The Forest vs. The Orchard

With the usual January buzz in the air about goals and resolutions, I’ve been thinking about priorities and change.  Educators are actually on a cycle where new plans and new changes kick off in August, so quite often January is simply a reminder of where we’re going and what we value.

There are a number of “mantras” that serve as the unofficial mission and philosophy.  They are quick metaphors or catchy phrases that are in line with our mission, but are easier to remember and repeat than the carefully worded and somewhat cumbersome mission. Listening in on the strategic planning discussions last week, I never heard the mission or philosophy directly quoted, but a number of these came up spontaneously.

forest vs orchardA forest rather than an orchard. This is a powerful metaphor because it sends an enormous message about our educational philosophy and our view of children (humanity, really) in a mere six words.  We are cultivating an environment where everyone can (and will hopefully) learn to be comfortable in their own skin, even proud of their own uniqueness, and where we are celebrating different strengths, different preferences, different time lines, and different needs every day.  This is in stark contrast to an orchard, which many more traditional environments model, requiring everyone to grow the same way, produce the same “fruit”, at the same time and those who don’t perform like the other trees feel marginalized in some way.

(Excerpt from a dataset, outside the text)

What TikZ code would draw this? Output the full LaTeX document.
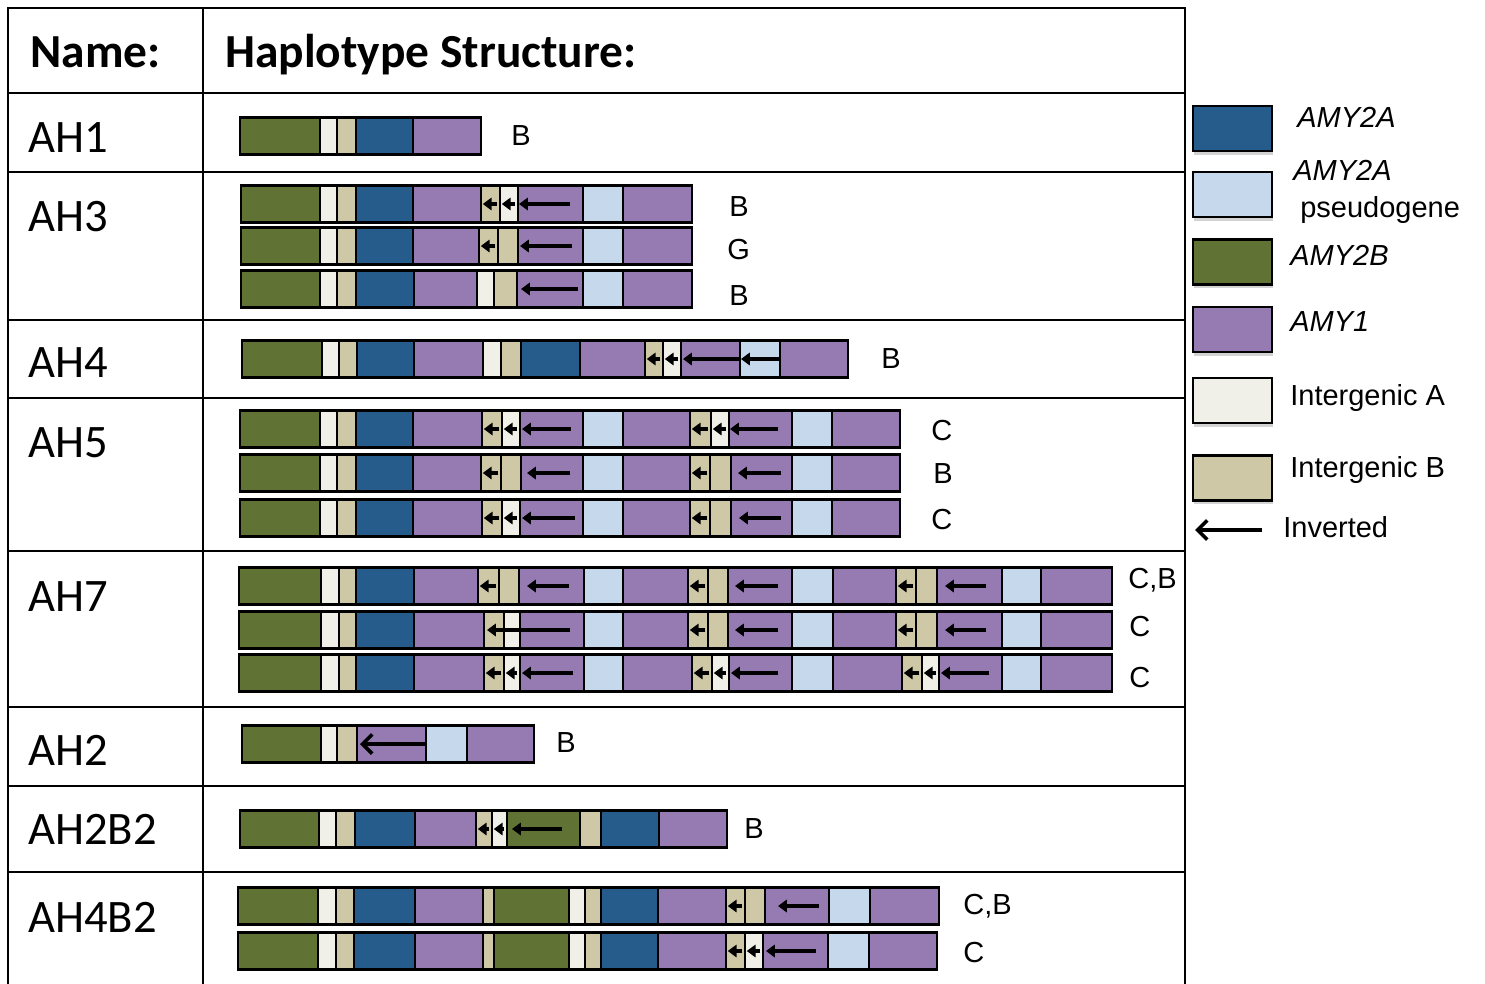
\documentclass[tikz,border=0pt]{standalone}
\usepackage{fontspec}
\setmainfont{Liberation Sans}
\newfontfamily\calfont{Carlito}
\usepackage{tikz}
\usetikzlibrary{arrows.meta,positioning,shadows}

\definecolor{hapg}{RGB}{96,114,52}   % AMY2B
\definecolor{hapd}{RGB}{38,92,140}   % AMY2A
\definecolor{haps}{RGB}{197,216,236} % AMY2A pseudogene
\definecolor{happ}{RGB}{149,123,178} % AMY1
\definecolor{hapa}{RGB}{240,240,232} % intergenic A
\definecolor{hapb}{RGB}{207,200,166} % intergenic B

\tikzset{
  seg/.style={draw=black, line width=1.2pt, fill=hap#1, inner sep=0pt, outer sep=0pt, minimum height=0.74cm},
  key/.style={seg=#1, line width=1.3pt, minimum width=1.58cm, minimum height=0.9cm,
    drop shadow={shadow xshift=0.8pt, shadow yshift=-2pt, opacity=0.35}},
  inv/.style={line width=2.1pt, -{Triangle[length=5pt,width=7pt]}},
  invbig/.style={line width=2.1pt, -{Straight Barb[length=5.5pt,width=11pt]}},
  rule/.style={line width=1.6pt},
  head/.style={font=\calfont\bfseries\fontsize{27}{32}\selectfont, anchor=base west, inner sep=0pt},
  hname/.style={font=\calfont\fontsize{26.5}{31}\selectfont, anchor=base west, inner sep=0pt},
  tag/.style={font=\fontsize{16.5}{19}\selectfont, anchor=base west, inner sep=0pt}
}

% one haplotype bar: name, x, y, list of type/width
\newcommand\haplo[4]{%
  \coordinate (#1-0) at (#2,#3);
  \foreach \t/\w [count=\i] in {#4}{%
    \pgfmathtruncatemacro\prev{\i-1}
    \node[seg=\t, minimum width=\w*0.02cm, right=0pt of #1-\prev] (#1-\i) {};
  }}
% inverted marks
\newcommand\flipin[1]{\draw[inv] ([xshift=-1.5pt]#1.east) -- ([xshift=1pt]#1.west);}
\newcommand\flipat[3]{\draw[inv] ([xshift=#3]#1.west) -- ([xshift=#2]#1.west);}

\begin{document}
\begin{tikzpicture}[x=0.02cm, y=-0.02cm]
\useasboundingbox (0,0) rectangle (1485,984);

% table
\draw[rule] (8,984) -- (8,8) -- (1185,8) -- (1185,984);
\draw[rule] (203,8) -- (203,984);
\foreach \y in {93,172,320,398,551,707,786,872}
  \draw[rule] (8,\y) -- (1185,\y);

\node[head] (h-name) at (30,67) {Name:};
\node[head] (h-struct) at (225,67) {Haplotype Structure:};

\node[hname] (n-ah1) at (28,152) {AH1};
\node[hname] (n-ah3) at (28,231) {AH3};
\node[hname] (n-ah4) at (28,377) {AH4};
\node[hname] (n-ah5) at (28,457) {AH5};
\node[hname] (n-ah7) at (28,611) {AH7};
\node[hname] (n-ah2) at (28,765) {AH2};
\node[hname] (n-ah2b2) at (28,844) {AH2B2};
\node[hname] (n-ah4b2) at (28,932) {AH4B2};

% AH1
\haplo{ah1}{240}{136}{g/80,a/17,b/19,d/57,p/68}
\node[tag] (ah1-tag) at (511,145) {B};

% AH3
\haplo{ah3a}{241}{204}{g/79,a/17,b/19,d/57,p/68,b/19,a/18,p/65,s/40,p/69}
\flipin{ah3a-6} \flipin{ah3a-7} \flipat{ah3a-8}{0.02cm}{1.04cm}
\haplo{ah3b}{241}{246}{g/79,a/17,b/19,d/57,p/66,b/19,b/20,p/65,s/40,p/69}
\flipin{ah3b-6} \flipat{ah3b-8}{0.04cm}{1.08cm}
\haplo{ah3c}{241}{289}{g/79,a/17,b/19,d/58,p/63,a/17,b/23,p/66,s/40,p/69}
\flipat{ah3c-8}{0.08cm}{1.22cm}
\node[tag] (ah3a-tag) at (729,216) {B};
\node[tag] (ah3b-tag) at (727,259) {G};
\node[tag] (ah3c-tag) at (729,305) {B};

% AH4
\haplo{ah4}{242}{359}{g/80,a/17,b/18,d/57,p/69,a/18,b/20,d/59,p/65,b/18,a/18,p/59,s/40,p/68}
\flipin{ah4-10} \flipin{ah4-11}
\flipat{ah4-12}{0.04cm}{1.18cm} \flipat{ah4-13}{0.02cm}{0.78cm}
\node[tag] (ah4-tag) at (881,368) {B};

% AH5
\haplo{ah5a}{240}{429}{g/80,a/17,b/19,d/57,p/69,b/20,a/18,p/63,s/40,p/67,b/21,a/18,p/63,s/40,p/68}
\flipin{ah5a-6} \flipin{ah5a-7} \flipat{ah5a-8}{0.04cm}{1.02cm}
\flipin{ah5a-11} \flipin{ah5a-12} \flipat{ah5a-13}{0.02cm}{0.98cm}
\haplo{ah5b}{240}{473}{g/80,a/17,b/19,d/57,p/68,b/20,b/20,p/62,s/40,p/67,b/20,b/21,p/61,s/40,p/68}
\flipin{ah5b-6} \flipat{ah5b-8}{0.12cm}{0.98cm}
\flipin{ah5b-11} \flipat{ah5b-13}{0.14cm}{1.0cm}
\haplo{ah5c}{240}{518}{g/80,a/17,b/19,d/57,p/69,b/20,a/18,p/63,s/40,p/67,b/20,b/21,p/61,s/40,p/68}
\flipin{ah5c-6} \flipin{ah5c-7} \flipat{ah5c-8}{0.04cm}{1.1cm}
\flipin{ah5c-11} \flipat{ah5c-13}{0.16cm}{1.0cm}
\node[tag] (ah5a-tag) at (931,440) {C};
\node[tag] (ah5b-tag) at (933,483) {B};
\node[tag] (ah5c-tag) at (931,529) {C};

% AH7
\haplo{ah7a}{239}{586}{g/82,a/18,b/17,d/58,p/64,b/21,b/20,p/65,s/39,p/65,b/20,b/20,p/64,s/41,p/63,b/20,b/21,p/65,s/39,p/71}
\flipin{ah7a-6} \flipat{ah7a-8}{0.16cm}{1.0cm}
\flipin{ah7a-11} \flipat{ah7a-13}{0.14cm}{1.0cm}
\flipin{ah7a-16} \flipat{ah7a-18}{0.16cm}{0.98cm}
\haplo{ah7b}{239}{630}{g/82,a/18,b/17,d/58,p/70,b/20,a/16,p/64,s/39,p/65,b/20,b/20,p/64,s/41,p/63,b/20,b/21,p/65,s/39,p/71}
\draw[inv] ([xshift=1.0cm]ah7b-8.west) -- ([xshift=0.06cm]ah7b-6.west);
\flipin{ah7b-11} \flipat{ah7b-13}{0.14cm}{1.0cm}
\flipin{ah7b-16} \flipat{ah7b-18}{0.16cm}{0.98cm}
\haplo{ah7c}{239}{673}{g/82,a/18,b/17,d/58,p/70,b/20,a/16,p/64,s/39,p/69,b/20,a/17,p/63,s/41,p/69,b/20,a/17,p/63,s/39,p/71}
\flipin{ah7c-6} \flipin{ah7c-7} \flipat{ah7c-8}{0.04cm}{1.06cm}
\flipin{ah7c-11} \flipin{ah7c-12} \flipat{ah7c-13}{0.04cm}{0.98cm}
\flipin{ah7c-16} \flipin{ah7c-17} \flipat{ah7c-18}{0.04cm}{1.0cm}
\node[tag] (ah7a-tag) at (1128,588) {C,B};
\node[tag] (ah7b-tag) at (1129,636) {C};
\node[tag] (ah7c-tag) at (1129,687) {C};

% AH2
\haplo{ah2}{242}{744}{g/79,a/16,b/20,p/69,s/41,p/67}
\draw[invbig] ([xshift=-0.02cm]ah2-4.east) -- ([xshift=0.06cm]ah2-4.west);
\node[tag] (ah2-tag) at (556,752) {B};

% AH2B2
\haplo{ah2b2}{240}{829}{g/79,a/17,b/19,d/60,p/61,b/16,a/15,g/73,b/21,d/58,p/68}
\flipin{ah2b2-6} \flipin{ah2b2-7} \flipat{ah2b2-8}{0.1cm}{1.1cm}
\node[tag] (ah2b2-tag) at (744,838) {B};

% AH4B2
\haplo{ah4b2a}{238}{906}{g/80,a/18,b/18,d/61,p/68,b/11,g/75,a/16,b/16,d/57,p/68,b/19,b/20,p/64,s/41,p/69}
\flipin{ah4b2a-12} \flipat{ah4b2a-14}{0.26cm}{1.08cm}
\haplo{ah4b2b}{238}{951}{g/80,a/18,b/18,d/61,p/68,b/11,g/75,a/16,b/16,d/57,p/68,b/19,a/18,p/65,s/41,p/68}
\flipin{ah4b2b-12} \flipin{ah4b2b-13} \flipat{ah4b2b-14}{0.06cm}{1.06cm}
\node[tag] (ah4b2a-tag) at (963,914) {C,B};
\node[tag] (ah4b2b-tag) at (963,962) {C};

% legend
\node[key=d] (key-d) at (1232.5,128.5) {};
\node[key=s] (key-s) at (1232.5,194.5) {};
\node[key=g] (key-g) at (1232.5,262) {};
\node[key=p] (key-p) at (1232.5,329.5) {};
\node[key=a] (key-a) at (1232.5,400.5) {};
\node[key=b] (key-b) at (1232.5,478) {};
\node[tag] (key-d-txt) at (1297,127) {\textit{AMY2A}};
\node[tag] (key-s-txt) at (1293,180) {\textit{AMY2A}};
\node[tag] (key-s-txt2) at (1300,217) {pseudogene};
\node[tag] (key-g-txt) at (1290,265) {\textit{AMY2B}};
\node[tag] (key-p-txt) at (1290,331) {\textit{AMY1}};
\node[tag] (key-a-txt) at (1290,405) {Intergenic A};
\node[tag] (key-b-txt) at (1290,477) {Intergenic B};
\node[tag] (key-inv-txt) at (1283,537) {Inverted};
\coordinate (inv-tail) at (1262,530);
\coordinate (inv-tip) at (1195,530);
\draw[invbig] (inv-tail) -- (inv-tip);
\end{tikzpicture}
\end{document}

I believe we are successfully providing a safe space for kids to discover who they are and to find peace with it. (Our school is far rarer than I wish it were.) This takes years to accomplish. There are many bumps along the path, but the seeds take root, grow, are nurtured, and finally they blossom.

On Thursday I listened to our alumni speak with Dr. Shahan, and the recurrent theme in their reflections was that TFS gave them the confidence to discover and be who they are.  This theme came up through several different topics, from adjusting to a large university environment to dealing with situations and people who are very different, because our self-confidence is a major thread throughout our adult lives.  Growing up in a forest is simply the best way to develop such self confidence.